-- Start Dataset section --
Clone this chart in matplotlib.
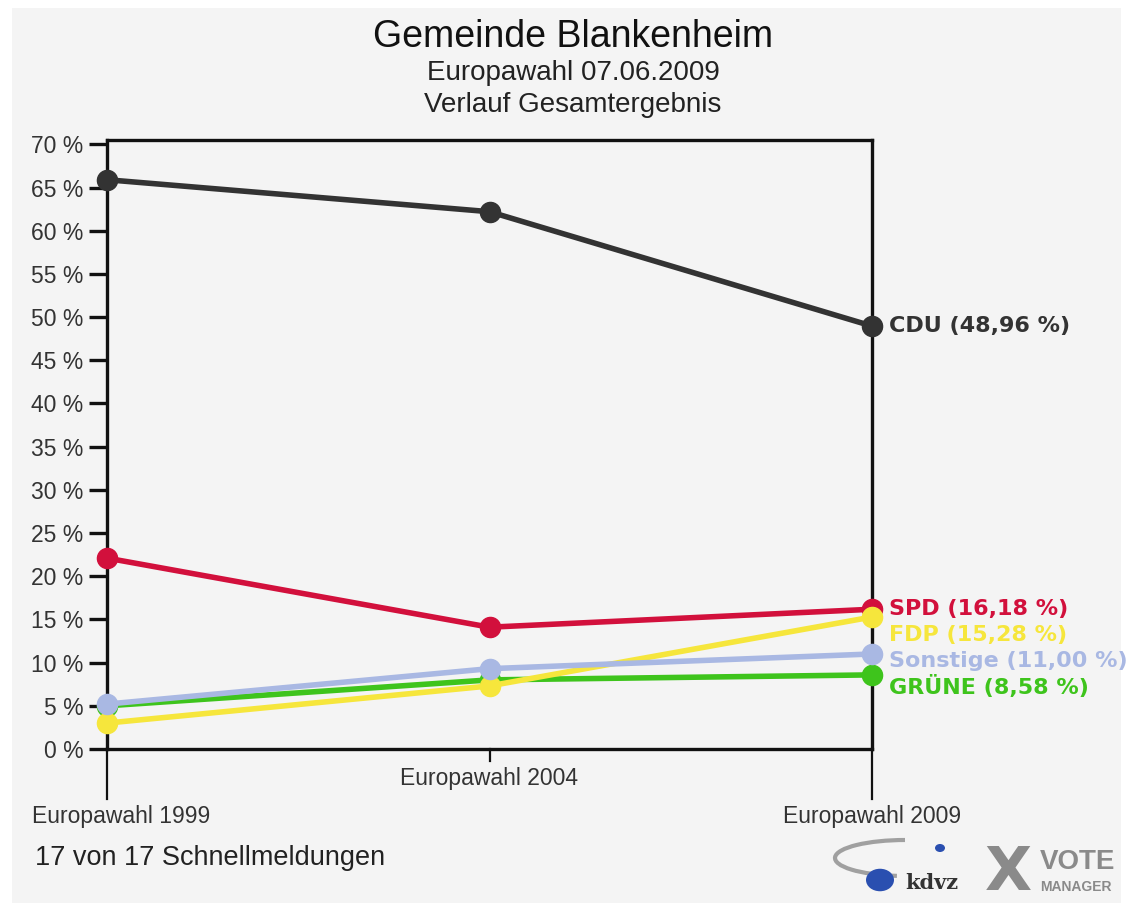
import matplotlib
matplotlib.use("Agg")
import matplotlib.pyplot as plt
from matplotlib.patches import Rectangle, Circle, Arc
import matplotlib.transforms as mtransforms

# ---------------- data ----------------
categories = ["Europawahl 1999", "Europawahl 2004", "Europawahl 2009"]
parties = ["CDU", "SPD", "GRÜNE", "FDP", "Sonstige"]
cdu = [65.9, 62.2, 48.96]
spd = [22.1, 14.1, 16.18]
gruene = [5.0, 8.0, 8.58]
fdp = [3.0, 7.3, 15.28]
sonstige = [5.2, 9.3, 11.00]
final_labels = ["48,96", "16,18", "8,58", "15,28", "11,00"]
colors = ["#333333", "#d2103c", "#3ec41c", "#f6e63c", "#a9b8e3"]
yticks = list(range(0, 75, 5))

series = [cdu, spd, gruene, fdp, sonstige]

W, H = 1133, 911
fig = plt.figure(figsize=(W / 100, H / 100), dpi=100, facecolor="white")
fig.patches.append(Rectangle((12 / W, 8 / H), (W - 24) / W, (H - 16) / H,
                             transform=fig.transFigure, facecolor="#f4f4f4",
                             edgecolor="none", zorder=-10))

left, right, top, bottom = 107, 872, 140, 749
ax = fig.add_axes([left / W, (H - bottom) / H, (right - left) / W, (bottom - top) / H])
ax.set_facecolor("#f4f4f4")
ax.set_xlim(0, len(categories) - 1)
ax.set_ylim(0, 70.5)

for s in ax.spines.values():
    s.set_linewidth(2.4)
    s.set_color("#111111")

ax.set_yticks(yticks)
ax.set_yticklabels([f"{v} %" for v in yticks], fontsize=16.5, color="#333333",
                   family="Liberation Sans")
ax.tick_params(axis="y", length=13, width=2.4, color="#111111", pad=4)
ax.set_xticks([])

x = list(range(len(categories)))
for vals, c in zip(series, colors):
    ax.plot(x, vals, color=c, lw=4, marker="o", ms=14.5, clip_on=False,
            solid_capstyle="round", zorder=3)

# category tick lines and labels (staggered)
trans = mtransforms.blended_transform_factory(ax.transData, ax.transAxes)
tick_len = [50, 12, 50]
for i, cat in enumerate(categories):
    L = tick_len[i] / (bottom - top)
    ax.plot([i, i], [0, -L], transform=trans, color="#111111", lw=1.6, clip_on=False)
    dy = -(tick_len[i] + 18)
    dx = 14 if i == 0 else 0
    ax.annotate(cat, xy=(i, 0), xycoords=trans, xytext=(dx * 0.72, dy * 0.72),
                textcoords="offset points", ha="center", va="center", fontsize=16.5,
                color="#333333", family="Liberation Sans")

# end labels with simple collision avoidance
order = sorted(range(len(parties)), key=lambda k: -series[k][-1])
prev = None
min_gap = 3.0
for k in order:
    yv = series[k][-1]
    if prev is not None and yv > prev - min_gap:
        yv = prev - min_gap
    prev = yv
    ax.annotate(f"{parties[k]} ({final_labels[k]} %)", xy=(x[-1], yv),
                xytext=(12, 0), textcoords="offset points", va="center", ha="left",
                fontsize=16, fontweight="bold", color=colors[k], family="DejaVu Sans",
                annotation_clip=False)

# titles
fig.text(573 / W, 1 - 37 / H, "Gemeinde Blankenheim", ha="center", va="center",
         fontsize=27, color="#111111", family="Liberation Sans")
fig.text(573 / W, 1 - 73 / H, "Europawahl 07.06.2009", ha="center", va="center",
         fontsize=20, color="#222222", family="Liberation Sans")
fig.text(573 / W, 1 - 105 / H, "Verlauf Gesamtergebnis", ha="center", va="center",
         fontsize=20, color="#222222", family="Liberation Sans")

fig.text(35 / W, 1 - 858 / H, "17 von 17 Schnellmeldungen", ha="left", va="center",
         fontsize=19.5, color="#222222", family="Liberation Sans")

# logo approximation
fig.patches.append(Arc((905 / W, 1 - 858 / H), 140 / W, 36 / H, theta1=90, theta2=250,
                       transform=fig.transFigure, color="#a0a0a0", lw=3, zorder=2))
fig.patches.append(Circle((940 / W, 1 - 848 / H), 5 / W, transform=fig.transFigure,
                          facecolor="#2a4fb0", edgecolor="none", zorder=2))
fig.patches.append(Circle((880 / W, 1 - 880 / H), 14 / W, transform=fig.transFigure,
                          facecolor="#2a4fb0", edgecolor="none", zorder=2))
fig.text(905 / W, 1 - 883 / H, "kdvz", ha="left", va="center", fontsize=15,
         fontweight="bold", family="DejaVu Serif", color="#333333")
fig.text(1008 / W, 1 - 873 / H, "X", ha="center", va="center", fontsize=44,
         fontweight="bold", family="DejaVu Sans", color="#8a8a8a")
fig.text(1040 / W, 1 - 862 / H, "VOTE", ha="left", va="center", fontsize=20,
         fontweight="bold", family="Liberation Sans", color="#8a8a8a")
fig.text(1040 / W, 1 - 887 / H, "MANAGER", ha="left", va="center", fontsize=10,
         fontweight="bold", family="Liberation Sans", color="#8a8a8a")

fig.savefig("out.png", dpi=100, facecolor="white")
-- End Dataset section --
■ Written problem: Every line is to be duplicated exactly, though pictures stay out.

■ Expected output:
Clone this chart in matplotlib.
import matplotlib
matplotlib.use("Agg")
import matplotlib.pyplot as plt
from matplotlib.patches import Rectangle, Circle, Arc
import matplotlib.transforms as mtransforms

# ---------------- data ----------------
categories = ["Europawahl 1999", "Europawahl 2004", "Europawahl 2009"]
parties = ["CDU", "SPD", "GRÜNE", "FDP", "Sonstige"]
cdu = [65.9, 62.2, 48.96]
spd = [22.1, 14.1, 16.18]
gruene = [5.0, 8.0, 8.58]
fdp = [3.0, 7.3, 15.28]
sonstige = [5.2, 9.3, 11.00]
final_labels = ["48,96", "16,18", "8,58", "15,28", "11,00"]
colors = ["#333333", "#d2103c", "#3ec41c", "#f6e63c", "#a9b8e3"]
yticks = list(range(0, 75, 5))

series = [cdu, spd, gruene, fdp, sonstige]

W, H = 1133, 911
fig = plt.figure(figsize=(W / 100, H / 100), dpi=100, facecolor="white")
fig.patches.append(Rectangle((12 / W, 8 / H), (W - 24) / W, (H - 16) / H,
                             transform=fig.transFigure, facecolor="#f4f4f4",
                             edgecolor="none", zorder=-10))

left, right, top, bottom = 107, 872, 140, 749
ax = fig.add_axes([left / W, (H - bottom) / H, (right - left) / W, (bottom - top) / H])
ax.set_facecolor("#f4f4f4")
ax.set_xlim(0, len(categories) - 1)
ax.set_ylim(0, 70.5)

for s in ax.spines.values():
    s.set_linewidth(2.4)
    s.set_color("#111111")

ax.set_yticks(yticks)
ax.set_yticklabels([f"{v} %" for v in yticks], fontsize=16.5, color="#333333",
                   family="Liberation Sans")
ax.tick_params(axis="y", length=13, width=2.4, color="#111111", pad=4)
ax.set_xticks([])

x = list(range(len(categories)))
for vals, c in zip(series, colors):
    ax.plot(x, vals, color=c, lw=4, marker="o", ms=14.5, clip_on=False,
            solid_capstyle="round", zorder=3)

# category tick lines and labels (staggered)
trans = mtransforms.blended_transform_factory(ax.transData, ax.transAxes)
tick_len = [50, 12, 50]
for i, cat in enumerate(categories):
    L = tick_len[i] / (bottom - top)
    ax.plot([i, i], [0, -L], transform=trans, color="#111111", lw=1.6, clip_on=False)
    dy = -(tick_len[i] + 18)
    dx = 14 if i == 0 else 0
    ax.annotate(cat, xy=(i, 0), xycoords=trans, xytext=(dx * 0.72, dy * 0.72),
                textcoords="offset points", ha="center", va="center", fontsize=16.5,
                color="#333333", family="Liberation Sans")

# end labels with simple collision avoidance
order = sorted(range(len(parties)), key=lambda k: -series[k][-1])
prev = None
min_gap = 3.0
for k in order:
    yv = series[k][-1]
    if prev is not None and yv > prev - min_gap:
        yv = prev - min_gap
    prev = yv
    ax.annotate(f"{parties[k]} ({final_labels[k]} %)", xy=(x[-1], yv),
                xytext=(12, 0), textcoords="offset points", va="center", ha="left",
                fontsize=16, fontweight="bold", color=colors[k], family="DejaVu Sans",
                annotation_clip=False)

# titles
fig.text(573 / W, 1 - 37 / H, "Gemeinde Blankenheim", ha="center", va="center",
         fontsize=27, color="#111111", family="Liberation Sans")
fig.text(573 / W, 1 - 73 / H, "Europawahl 07.06.2009", ha="center", va="center",
         fontsize=20, color="#222222", family="Liberation Sans")
fig.text(573 / W, 1 - 105 / H, "Verlauf Gesamtergebnis", ha="center", va="center",
         fontsize=20, color="#222222", family="Liberation Sans")

fig.text(35 / W, 1 - 858 / H, "17 von 17 Schnellmeldungen", ha="left", va="center",
         fontsize=19.5, color="#222222", family="Liberation Sans")

# logo approximation
fig.patches.append(Arc((905 / W, 1 - 858 / H), 140 / W, 36 / H, theta1=90, theta2=250,
                       transform=fig.transFigure, color="#a0a0a0", lw=3, zorder=2))
fig.patches.append(Circle((940 / W, 1 - 848 / H), 5 / W, transform=fig.transFigure,
                          facecolor="#2a4fb0", edgecolor="none", zorder=2))
fig.patches.append(Circle((880 / W, 1 - 880 / H), 14 / W, transform=fig.transFigure,
                          facecolor="#2a4fb0", edgecolor="none", zorder=2))
fig.text(905 / W, 1 - 883 / H, "kdvz", ha="left", va="center", fontsize=15,
         fontweight="bold", family="DejaVu Serif", color="#333333")
fig.text(1008 / W, 1 - 873 / H, "X", ha="center", va="center", fontsize=44,
         fontweight="bold", family="DejaVu Sans", color="#8a8a8a")
fig.text(1040 / W, 1 - 862 / H, "VOTE", ha="left", va="center", fontsize=20,
         fontweight="bold", family="Liberation Sans", color="#8a8a8a")
fig.text(1040 / W, 1 - 887 / H, "MANAGER", ha="left", va="center", fontsize=10,
         fontweight="bold", family="Liberation Sans", color="#8a8a8a")

fig.savefig("out.png", dpi=100, facecolor="white")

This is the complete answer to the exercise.